= JOB =
Write out the entire listing below exactly as it appears, minus any pictures.

= SUPPLIED DATA =
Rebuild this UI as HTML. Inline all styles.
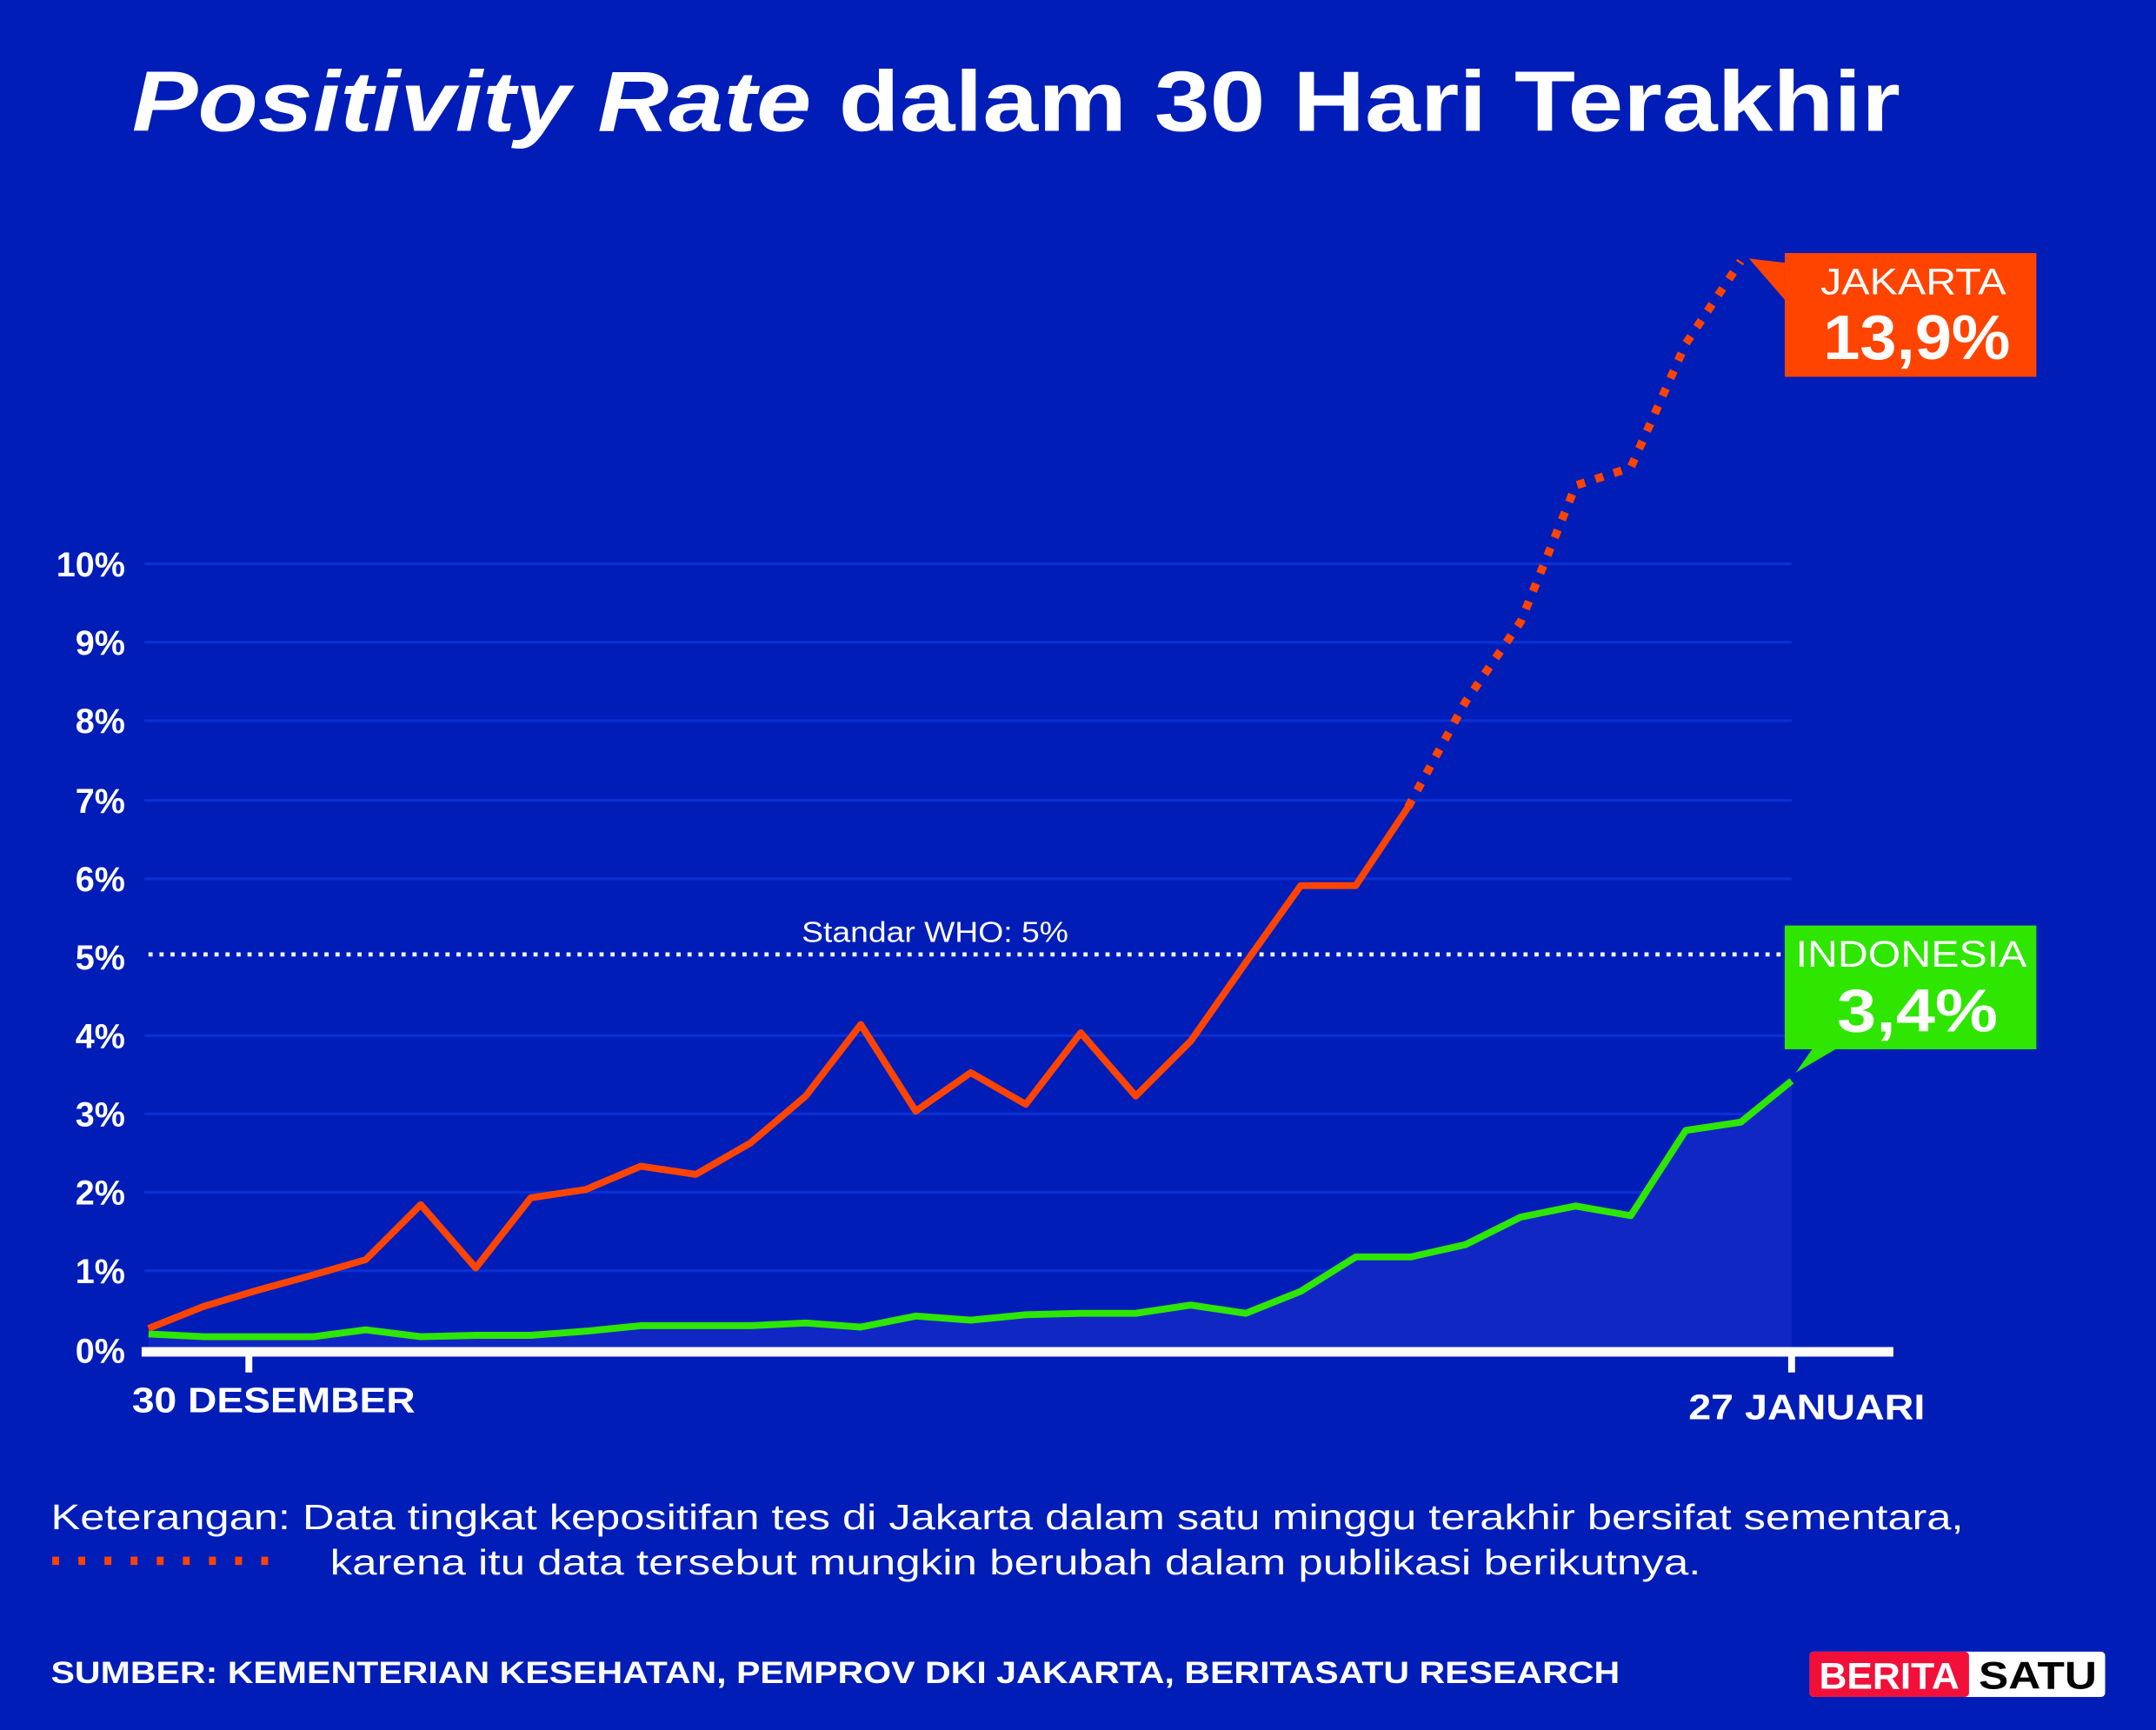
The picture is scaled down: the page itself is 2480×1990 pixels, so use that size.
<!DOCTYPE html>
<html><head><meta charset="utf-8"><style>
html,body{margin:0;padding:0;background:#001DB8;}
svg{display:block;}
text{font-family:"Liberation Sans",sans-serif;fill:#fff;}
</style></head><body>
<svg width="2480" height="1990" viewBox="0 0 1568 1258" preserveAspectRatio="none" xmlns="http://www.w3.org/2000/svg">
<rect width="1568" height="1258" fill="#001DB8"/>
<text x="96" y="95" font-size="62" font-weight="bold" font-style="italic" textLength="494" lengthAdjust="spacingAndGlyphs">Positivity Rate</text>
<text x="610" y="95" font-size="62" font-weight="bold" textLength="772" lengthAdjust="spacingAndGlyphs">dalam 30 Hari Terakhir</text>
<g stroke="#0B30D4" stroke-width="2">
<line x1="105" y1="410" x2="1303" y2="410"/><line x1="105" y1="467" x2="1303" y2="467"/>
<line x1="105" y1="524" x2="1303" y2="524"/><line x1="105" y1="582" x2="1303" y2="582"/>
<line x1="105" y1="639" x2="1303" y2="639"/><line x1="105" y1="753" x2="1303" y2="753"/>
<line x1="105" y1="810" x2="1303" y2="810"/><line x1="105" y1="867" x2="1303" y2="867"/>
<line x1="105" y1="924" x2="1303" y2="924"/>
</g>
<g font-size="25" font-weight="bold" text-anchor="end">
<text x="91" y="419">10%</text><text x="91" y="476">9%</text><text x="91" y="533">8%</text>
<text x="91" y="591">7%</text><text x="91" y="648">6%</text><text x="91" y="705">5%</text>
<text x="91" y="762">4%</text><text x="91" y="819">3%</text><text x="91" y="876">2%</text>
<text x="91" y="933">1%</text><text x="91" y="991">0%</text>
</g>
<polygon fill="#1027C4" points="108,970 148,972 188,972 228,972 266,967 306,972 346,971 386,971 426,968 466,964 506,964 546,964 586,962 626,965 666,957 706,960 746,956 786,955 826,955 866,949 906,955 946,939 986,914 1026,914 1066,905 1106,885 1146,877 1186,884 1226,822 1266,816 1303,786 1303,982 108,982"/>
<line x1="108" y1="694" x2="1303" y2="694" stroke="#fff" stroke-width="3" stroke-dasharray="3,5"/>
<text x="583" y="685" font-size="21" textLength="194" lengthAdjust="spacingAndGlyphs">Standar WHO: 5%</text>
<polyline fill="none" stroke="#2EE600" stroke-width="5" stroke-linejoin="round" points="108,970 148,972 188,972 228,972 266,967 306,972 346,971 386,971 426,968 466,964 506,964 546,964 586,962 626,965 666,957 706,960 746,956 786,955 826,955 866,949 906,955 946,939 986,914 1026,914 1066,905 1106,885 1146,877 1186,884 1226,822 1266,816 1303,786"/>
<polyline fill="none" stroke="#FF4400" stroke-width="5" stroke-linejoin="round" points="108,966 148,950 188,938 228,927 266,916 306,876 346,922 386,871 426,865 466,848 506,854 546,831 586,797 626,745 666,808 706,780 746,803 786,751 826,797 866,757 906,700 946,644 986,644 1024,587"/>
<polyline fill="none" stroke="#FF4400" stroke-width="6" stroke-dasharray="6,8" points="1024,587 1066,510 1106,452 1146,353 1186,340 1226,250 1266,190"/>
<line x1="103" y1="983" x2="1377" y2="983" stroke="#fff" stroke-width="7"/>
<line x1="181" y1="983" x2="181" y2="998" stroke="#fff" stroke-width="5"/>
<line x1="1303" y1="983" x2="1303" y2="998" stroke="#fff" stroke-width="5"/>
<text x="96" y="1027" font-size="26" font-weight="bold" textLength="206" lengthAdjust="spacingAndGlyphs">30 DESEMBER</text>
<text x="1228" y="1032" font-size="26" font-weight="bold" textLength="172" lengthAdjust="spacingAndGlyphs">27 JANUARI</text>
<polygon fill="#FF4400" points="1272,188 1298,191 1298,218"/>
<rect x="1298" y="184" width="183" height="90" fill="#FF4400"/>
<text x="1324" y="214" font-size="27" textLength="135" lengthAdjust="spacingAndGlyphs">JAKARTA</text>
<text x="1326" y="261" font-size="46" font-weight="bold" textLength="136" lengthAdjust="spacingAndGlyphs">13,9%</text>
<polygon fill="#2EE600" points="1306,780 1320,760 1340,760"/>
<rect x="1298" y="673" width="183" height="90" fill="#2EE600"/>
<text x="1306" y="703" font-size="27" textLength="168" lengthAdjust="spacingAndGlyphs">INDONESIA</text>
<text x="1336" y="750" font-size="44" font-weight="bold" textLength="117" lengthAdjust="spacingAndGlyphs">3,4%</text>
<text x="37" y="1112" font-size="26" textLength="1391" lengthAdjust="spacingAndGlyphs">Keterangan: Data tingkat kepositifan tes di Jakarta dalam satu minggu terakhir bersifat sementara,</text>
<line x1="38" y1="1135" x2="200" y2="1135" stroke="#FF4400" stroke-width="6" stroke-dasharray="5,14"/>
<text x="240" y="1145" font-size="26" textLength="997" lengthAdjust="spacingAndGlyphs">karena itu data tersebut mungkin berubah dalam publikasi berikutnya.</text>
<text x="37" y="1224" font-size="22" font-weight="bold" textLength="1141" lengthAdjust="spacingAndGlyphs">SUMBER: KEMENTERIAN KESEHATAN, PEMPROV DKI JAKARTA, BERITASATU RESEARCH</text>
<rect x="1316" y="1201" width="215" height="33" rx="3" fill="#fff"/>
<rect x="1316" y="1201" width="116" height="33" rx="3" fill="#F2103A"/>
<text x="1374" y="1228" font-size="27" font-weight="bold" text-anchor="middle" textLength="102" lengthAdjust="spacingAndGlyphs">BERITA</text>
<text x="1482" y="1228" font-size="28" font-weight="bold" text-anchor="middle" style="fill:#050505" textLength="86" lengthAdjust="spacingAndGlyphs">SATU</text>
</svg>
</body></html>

= SOLUTION =
Rebuild this UI as HTML. Inline all styles.
The picture is scaled down: the page itself is 2480×1990 pixels, so use that size.
<!DOCTYPE html>
<html><head><meta charset="utf-8"><style>
html,body{margin:0;padding:0;background:#001DB8;}
svg{display:block;}
text{font-family:"Liberation Sans",sans-serif;fill:#fff;}
</style></head><body>
<svg width="2480" height="1990" viewBox="0 0 1568 1258" preserveAspectRatio="none" xmlns="http://www.w3.org/2000/svg">
<rect width="1568" height="1258" fill="#001DB8"/>
<text x="96" y="95" font-size="62" font-weight="bold" font-style="italic" textLength="494" lengthAdjust="spacingAndGlyphs">Positivity Rate</text>
<text x="610" y="95" font-size="62" font-weight="bold" textLength="772" lengthAdjust="spacingAndGlyphs">dalam 30 Hari Terakhir</text>
<g stroke="#0B30D4" stroke-width="2">
<line x1="105" y1="410" x2="1303" y2="410"/><line x1="105" y1="467" x2="1303" y2="467"/>
<line x1="105" y1="524" x2="1303" y2="524"/><line x1="105" y1="582" x2="1303" y2="582"/>
<line x1="105" y1="639" x2="1303" y2="639"/><line x1="105" y1="753" x2="1303" y2="753"/>
<line x1="105" y1="810" x2="1303" y2="810"/><line x1="105" y1="867" x2="1303" y2="867"/>
<line x1="105" y1="924" x2="1303" y2="924"/>
</g>
<g font-size="25" font-weight="bold" text-anchor="end">
<text x="91" y="419">10%</text><text x="91" y="476">9%</text><text x="91" y="533">8%</text>
<text x="91" y="591">7%</text><text x="91" y="648">6%</text><text x="91" y="705">5%</text>
<text x="91" y="762">4%</text><text x="91" y="819">3%</text><text x="91" y="876">2%</text>
<text x="91" y="933">1%</text><text x="91" y="991">0%</text>
</g>
<polygon fill="#1027C4" points="108,970 148,972 188,972 228,972 266,967 306,972 346,971 386,971 426,968 466,964 506,964 546,964 586,962 626,965 666,957 706,960 746,956 786,955 826,955 866,949 906,955 946,939 986,914 1026,914 1066,905 1106,885 1146,877 1186,884 1226,822 1266,816 1303,786 1303,982 108,982"/>
<line x1="108" y1="694" x2="1303" y2="694" stroke="#fff" stroke-width="3" stroke-dasharray="3,5"/>
<text x="583" y="685" font-size="21" textLength="194" lengthAdjust="spacingAndGlyphs">Standar WHO: 5%</text>
<polyline fill="none" stroke="#2EE600" stroke-width="5" stroke-linejoin="round" points="108,970 148,972 188,972 228,972 266,967 306,972 346,971 386,971 426,968 466,964 506,964 546,964 586,962 626,965 666,957 706,960 746,956 786,955 826,955 866,949 906,955 946,939 986,914 1026,914 1066,905 1106,885 1146,877 1186,884 1226,822 1266,816 1303,786"/>
<polyline fill="none" stroke="#FF4400" stroke-width="5" stroke-linejoin="round" points="108,966 148,950 188,938 228,927 266,916 306,876 346,922 386,871 426,865 466,848 506,854 546,831 586,797 626,745 666,808 706,780 746,803 786,751 826,797 866,757 906,700 946,644 986,644 1024,587"/>
<polyline fill="none" stroke="#FF4400" stroke-width="6" stroke-dasharray="6,8" points="1024,587 1066,510 1106,452 1146,353 1186,340 1226,250 1266,190"/>
<line x1="103" y1="983" x2="1377" y2="983" stroke="#fff" stroke-width="7"/>
<line x1="181" y1="983" x2="181" y2="998" stroke="#fff" stroke-width="5"/>
<line x1="1303" y1="983" x2="1303" y2="998" stroke="#fff" stroke-width="5"/>
<text x="96" y="1027" font-size="26" font-weight="bold" textLength="206" lengthAdjust="spacingAndGlyphs">30 DESEMBER</text>
<text x="1228" y="1032" font-size="26" font-weight="bold" textLength="172" lengthAdjust="spacingAndGlyphs">27 JANUARI</text>
<polygon fill="#FF4400" points="1272,188 1298,191 1298,218"/>
<rect x="1298" y="184" width="183" height="90" fill="#FF4400"/>
<text x="1324" y="214" font-size="27" textLength="135" lengthAdjust="spacingAndGlyphs">JAKARTA</text>
<text x="1326" y="261" font-size="46" font-weight="bold" textLength="136" lengthAdjust="spacingAndGlyphs">13,9%</text>
<polygon fill="#2EE600" points="1306,780 1320,760 1340,760"/>
<rect x="1298" y="673" width="183" height="90" fill="#2EE600"/>
<text x="1306" y="703" font-size="27" textLength="168" lengthAdjust="spacingAndGlyphs">INDONESIA</text>
<text x="1336" y="750" font-size="44" font-weight="bold" textLength="117" lengthAdjust="spacingAndGlyphs">3,4%</text>
<text x="37" y="1112" font-size="26" textLength="1391" lengthAdjust="spacingAndGlyphs">Keterangan: Data tingkat kepositifan tes di Jakarta dalam satu minggu terakhir bersifat sementara,</text>
<line x1="38" y1="1135" x2="200" y2="1135" stroke="#FF4400" stroke-width="6" stroke-dasharray="5,14"/>
<text x="240" y="1145" font-size="26" textLength="997" lengthAdjust="spacingAndGlyphs">karena itu data tersebut mungkin berubah dalam publikasi berikutnya.</text>
<text x="37" y="1224" font-size="22" font-weight="bold" textLength="1141" lengthAdjust="spacingAndGlyphs">SUMBER: KEMENTERIAN KESEHATAN, PEMPROV DKI JAKARTA, BERITASATU RESEARCH</text>
<rect x="1316" y="1201" width="215" height="33" rx="3" fill="#fff"/>
<rect x="1316" y="1201" width="116" height="33" rx="3" fill="#F2103A"/>
<text x="1374" y="1228" font-size="27" font-weight="bold" text-anchor="middle" textLength="102" lengthAdjust="spacingAndGlyphs">BERITA</text>
<text x="1482" y="1228" font-size="28" font-weight="bold" text-anchor="middle" style="fill:#050505" textLength="86" lengthAdjust="spacingAndGlyphs">SATU</text>
</svg>
</body></html>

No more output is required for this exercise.